Blue Whale sì, Blue Whale no: ciò che più preoccupa di tutto questo caso della stampa è il fatto che sulla rete sono numerosi i gruppi che istigano all’autolesionismo, spinti forse anche dal clamore mediatico registrato da questa sfida social. A volte, è inutile negarlo, si arriva anche al suicidio. Non è possibile chiudere gli occhi.
Per capire quali sono le cause che portano i ragazzi a cimentarsi in questi giochi d’odio e, di conseguenza, i probabili effetti sulle persone e sulla società, abbiamo rivolto alcune domande al dr. Francesco Tinacci, per fare chiarezza sulla questione. È questo l’importante.
Qual è il meccanismo psicologico che porta i ragazzi a seguire le regole del Blue Whale?
Ritengo che il meccanismo psicologico che porta questi ragazzi a seguire le regole del Blue Whale o di giochi simili sia un processo di graduale persuasione, che si basa sul mettere in atto progressivamente comportamenti negativi e autolesionistici.
In molte ricerche psicologiche, è stato messo in luce come l’azione abbia un forte potere persuasivo: se si mettono in atto azioni che sminuiscono il valore della vita, si arriva a sentire prima e poi condividere questa idea pessimistica e autodistruttiva dell’esistenza.
Questo terribile gioco propone, di fatto, delle azioni sempre più forti, da “piccoli atti autolesionistici” fino al gesto finale del suicidio; la trappola scatta da un punto di vista psicologico non appena i ragazzi seguono la prima indicazione, questo produce un meccanismo che li porta a seguire anche le altre, finché non sono più in grado di tirarsi fuori: ciò che viene messo in atto per scherzo diventa sempre più reale.
Da questa prospettiva si può invertire il processo per cui non è tanto l’essere depressi a far seguire le regole del gioco, ma è il seguire le regole del gioco che rende sempre più depressi.
Si può parlare di manipolazione psicologica?
Per come l’idea di questo gioco è strutturata, secondo quello che viene riportato dai media, si può parlare di manipolazione psicologica, nel senso che vengono utilizzate delle tecniche persuasive:
- La prima, che ritengo la più incisiva, è la richiesta di comportamenti gradualmente più intensi.

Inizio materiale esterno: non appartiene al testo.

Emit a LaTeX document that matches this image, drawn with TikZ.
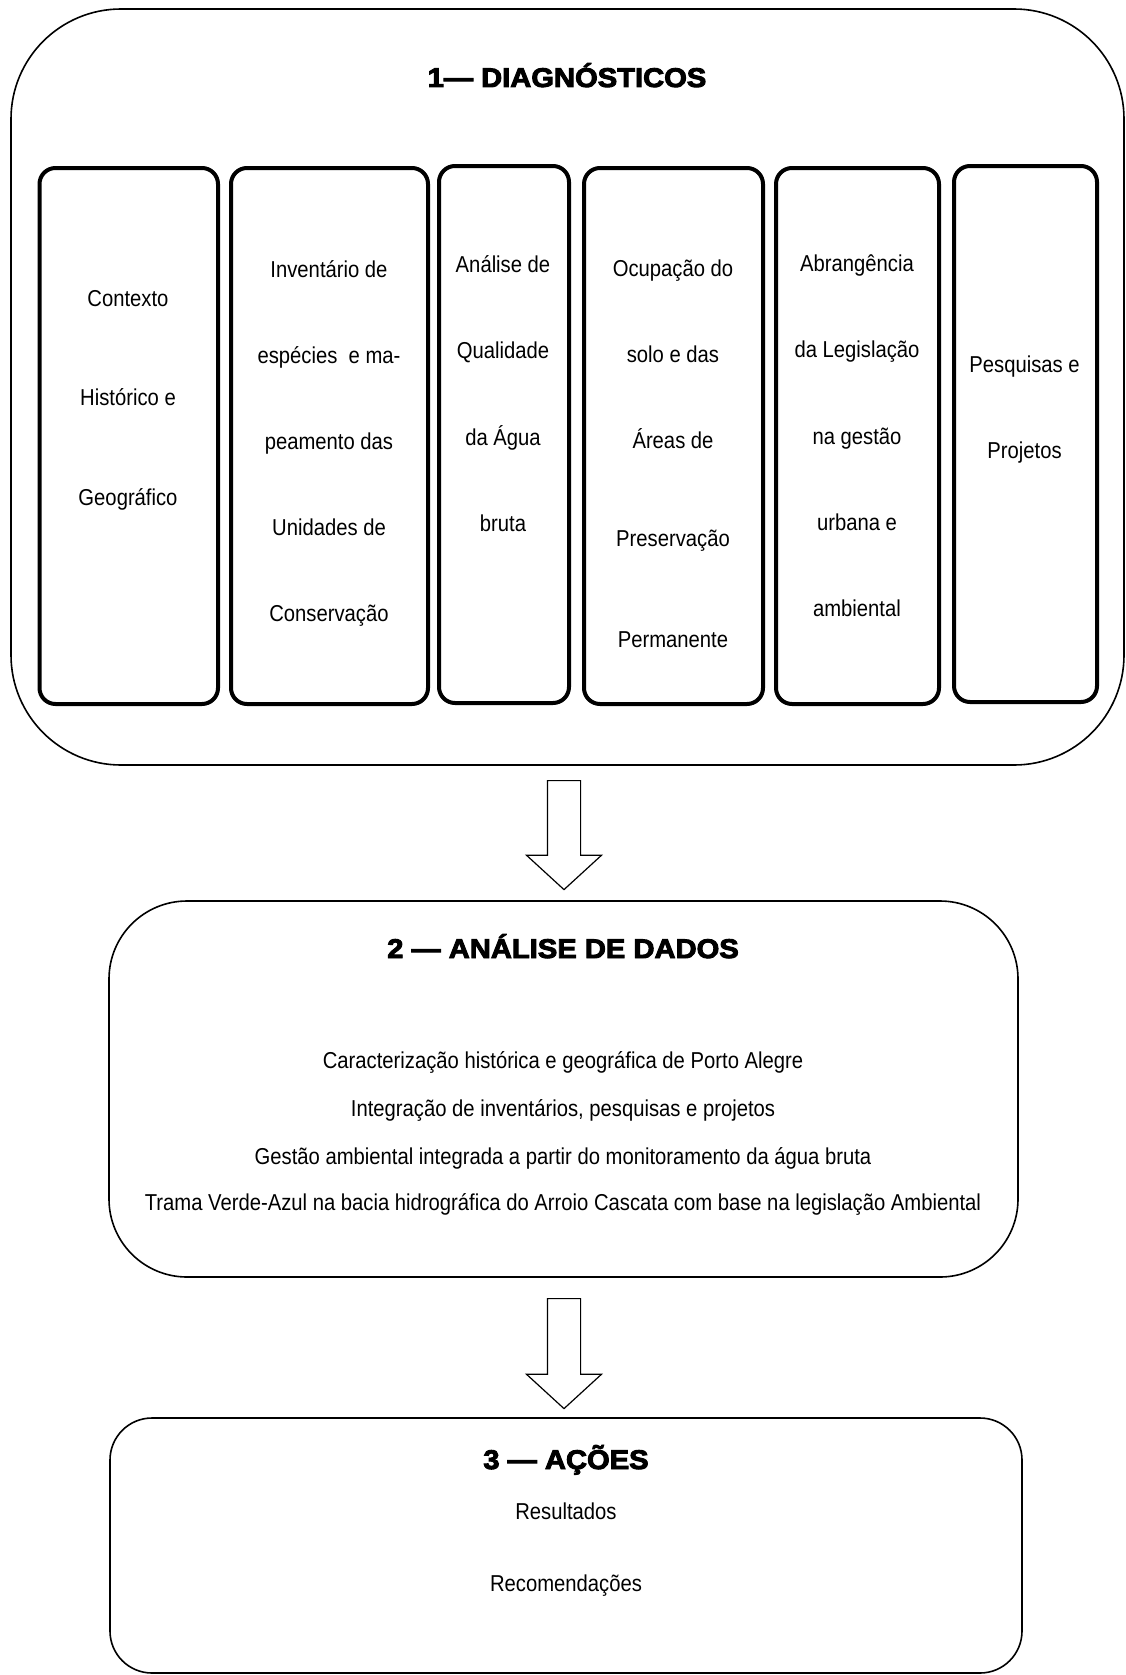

- La seconda (che è una delle prime regole proposte) è il non parlare di quello che si sta facendo con nessuno. L’assenza di confronto con gli altri impedisce di mettere in dubbio o vedere da un’altra prospettiva quello che si sta vivendo e stimola di conseguenza a infilarsi nella spirale autodistruttiva del gioco.
- La terza è la creazione di un gruppo con un simbolo (la balena blu); una volta che si è creata la sensazione di appartenere a un gruppo è sempre più difficile uscirne, per lo stress che comporta la decisione individuale che contrasta con quelle che sono le aspettative dei più.
- La quarta è il confronto con altri ragazzi che seguono il gioco; questo può potare a sviluppare l’emulazione o peggio ancore la competizione.
Quali sono i segnali che devono preoccupare i genitori e che fare in questi casi?
Penso che i segnali più indicativi sono quelli che si manifestano con una generale “chiusura” verso il mondo esterno.
Tale chiusura si può evidenziare con varie modalità: sospensione di attività (portate avanti precedentemente con piacere), chiusura di relazioni, scarsa loquacità, ecc.
Il periodo adolescenziale è spesso caratterizzato da momenti di crisi che sono del tutto fisiologici; per questo il compito dei genitori è ancora più difficile, nel senso che la diffusione mediatica del fenomeno può portare a intervenire e preoccuparsi eccessivamente per reazioni naturali, in rapporto all’età dei figli.
Detto questo, quando il disagio e la chiusura verso il mondo esterno sono accentuate, il consiglio che do ai genitori è quello di parlare con i figli, di non sottovalutare la situazione ed eventualmente rivolgersi a uno specialista.